Isolation and characterization of charge-tagged phenylperoxyl radicals in the gas phase : direct evidence for products and pathways in low temperature benzene oxidation

The phenylperoxyl radical has long been accepted as a critical intermediate in the oxidation of benzene and an archetype for arylperoxyl radicals in combustion and atmospheric chemistry. Despite being central to many contemporary mechanisms underpinning these chemistries, reports of the direct detection or isolation of phenylperoxyl radicals are rare and there is little experimental evidence connecting this intermediate with expected product channels. We have prepared and isolated two charge-tagged phenyl radical models in the gas phase [i.e., 4-(N,N,N-trimethylammonium) phenyl radical cation and 4-carboxylatophenyl radical anion] and observed their reactions with dioxygen by ion-trap mass spectrometry.
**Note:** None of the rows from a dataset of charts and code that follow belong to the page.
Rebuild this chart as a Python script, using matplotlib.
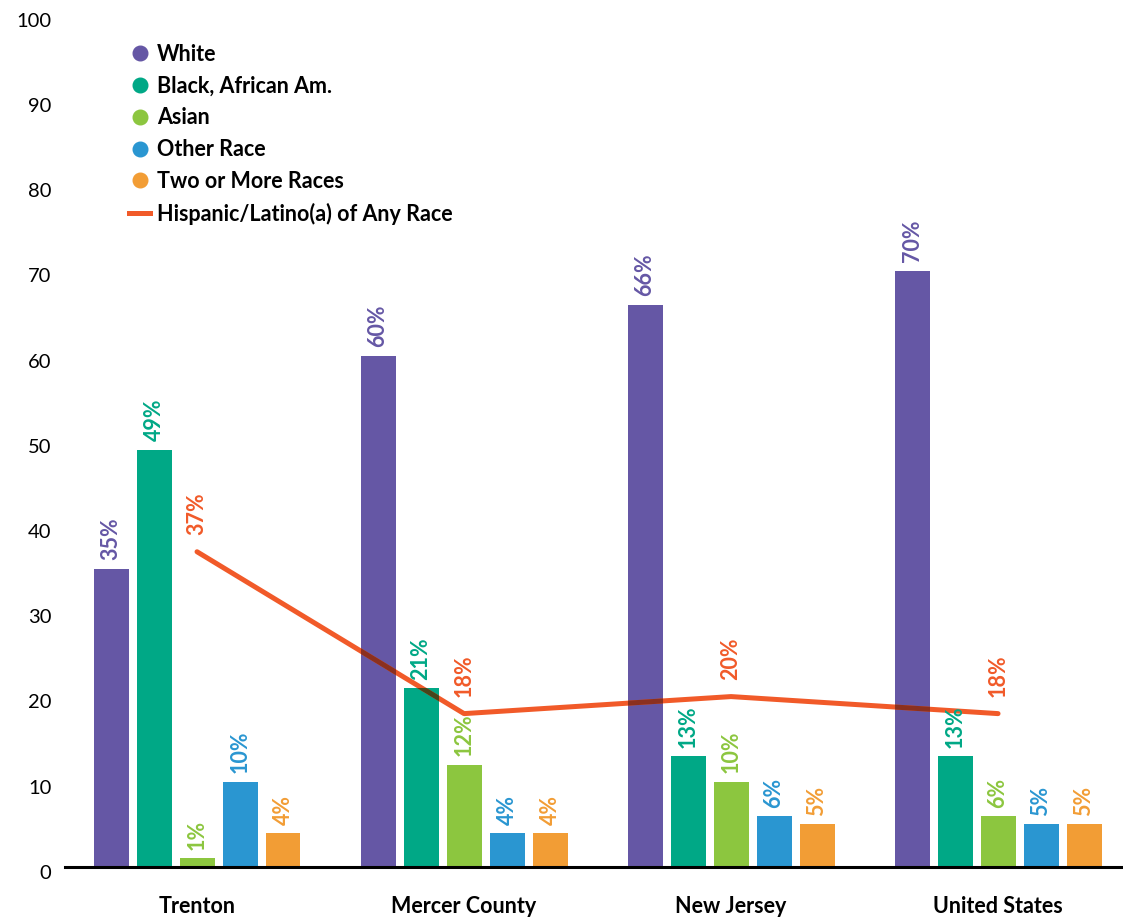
import numpy as np
import matplotlib.pyplot as plt
import matplotlib.transforms as mtransforms
from matplotlib.lines import Line2D
from matplotlib import colors as mcolors

plt.rcParams['font.family'] = ['Lato', 'DejaVu Sans']

# 数据
places = ['Trenton', 'Mercer County', 'New Jersey', 'United States']
race_names = ['White', 'Black, African Am.', 'Asian', 'Other Race', 'Two or More Races']
white = [35, 60, 66, 70]
black = [49, 21, 13, 13]
asian = [1, 12, 10, 6]
other = [10, 4, 6, 5]
two_more = [4, 4, 5, 5]
hispanic = [37, 18, 20, 18]
hispanic_name = 'Hispanic/Latino(a) of Any Race'

bar_colors = ['#6557A5', '#00A886', '#8CC63F', '#2A96D1', '#F29D35']
line_color = '#F15A29'

series = [white, black, asian, other, two_more]

fig = plt.figure(figsize=(11.23, 9.18), dpi=100)
ax = fig.add_axes([0.058, 0.0556, 0.942, 0.928])

x = np.arange(len(places))
step = 0.161
width = 0.131

bar_groups = []
for i, (vals, c) in enumerate(zip(series, bar_colors)):
    xs = x + (i - 2) * step
    bars = ax.bar(xs, vals, width=width, color=c, zorder=2)
    bar_groups.append(bars)
    for xi, v in zip(xs, vals):
        ax.annotate(f'{v}%', (xi, v), xytext=(0, 6), textcoords='offset points',
                    rotation=90, ha='center', va='bottom', color=c,
                    fontsize=15.5, fontweight='bold', zorder=5)

# 西语裔折线, 画在柱子上方
ax.plot(x, hispanic, color=line_color, lw=3.6, solid_capstyle='round',
        solid_joinstyle='round', zorder=3)

# 折线压住柱子的部分用正片叠底的颜色
lc = np.array(mcolors.to_rgb(line_color))
for bars, c in zip(bar_groups, bar_colors):
    mult = lc * np.array(mcolors.to_rgb(c))
    dark = 0.7 * mult + 0.3 * lc
    for b in bars:
        ln, = ax.plot(x, hispanic, color=dark, lw=3.6, solid_capstyle='butt',
                      solid_joinstyle='round', zorder=4)
        ln.set_clip_path(b)

for xi, v in zip(x, hispanic):
    ax.annotate(f'{v}%', (xi, v), xytext=(0, 12), textcoords='offset points',
                rotation=90, ha='center', va='bottom', color=line_color,
                fontsize=15.5, fontweight='bold', zorder=5)

ax.set_xlim(-0.494, 3.468)
ax.set_ylim(0, 100)
ax.set_yticks(range(0, 101, 10))
ax.set_xticks(x)
ax.set_xticklabels(places, fontsize=15.5, fontweight='bold')
ax.tick_params(axis='x', length=0, pad=21)
ax.tick_params(axis='y', length=0, pad=10, labelsize=14.5)
# y 轴刻度文字稍微往下挪一点
shift = mtransforms.ScaledTranslation(0, -3.5 / 72, fig.dpi_scale_trans)
for lab in ax.get_yticklabels():
    lab.set_transform(lab.get_transform() + shift)
for s in ['top', 'right', 'left']:
    ax.spines[s].set_visible(False)
ax.spines['bottom'].set_linewidth(2.2)
ax.spines['bottom'].set_zorder(6)

# 图例
handles = [Line2D([], [], marker='o', ls='', color=c, markersize=10.5) for c in bar_colors]
handles.append(Line2D([], [], color=line_color, lw=3.6))
leg = ax.legend(handles, race_names + [hispanic_name], loc='upper left',
                bbox_to_anchor=(0.042, 0.989), frameon=False,
                prop={'size': 15.5, 'weight': 'bold'}, handlelength=1.0,
                handletextpad=0.3, labelspacing=0.5)

fig.savefig('out.png', dpi=100)
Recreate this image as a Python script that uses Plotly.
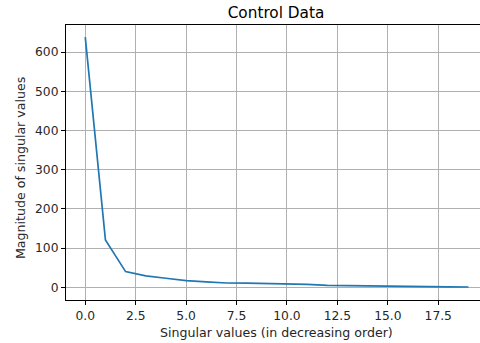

Measured reaction rates show good agreement with prior reports for the neutral system (k(2)[(Me3N+)C6H4 center dot + O-2] = 2.8 x 10(-11) cm(3) molecule(-1) s(-1), Phi = 4.9%; k(2)[(-O2C)C6H4 center dot + O-2] = 5.4 x 10(-1)1 cm(3) molecule(-1) s(-1), Phi = 9.2%) and the resulting mass spectra provide unequivocal evidence for the formation of phenylperoxyl radicals. Collisional activation of isolated phenylperoxyl radicals reveals unimolecular decomposition by three pathways: (i) loss of dioxygen to reform the initial phenyl radical; (ii) loss of atomic oxygen yielding a phenoxyl radical; and (iii) ejection of the formyl radical to give cyclopentadienone. Stable isotope labeling confirms these assignments. Quantum chemical calculations for both charge-tagged and neutral phenylperoxyl radicals confirm that loss of formyl radical is accessible both thermodynamically and entropically and competitive with direct loss of both hydrogen atom and carbon dioxide.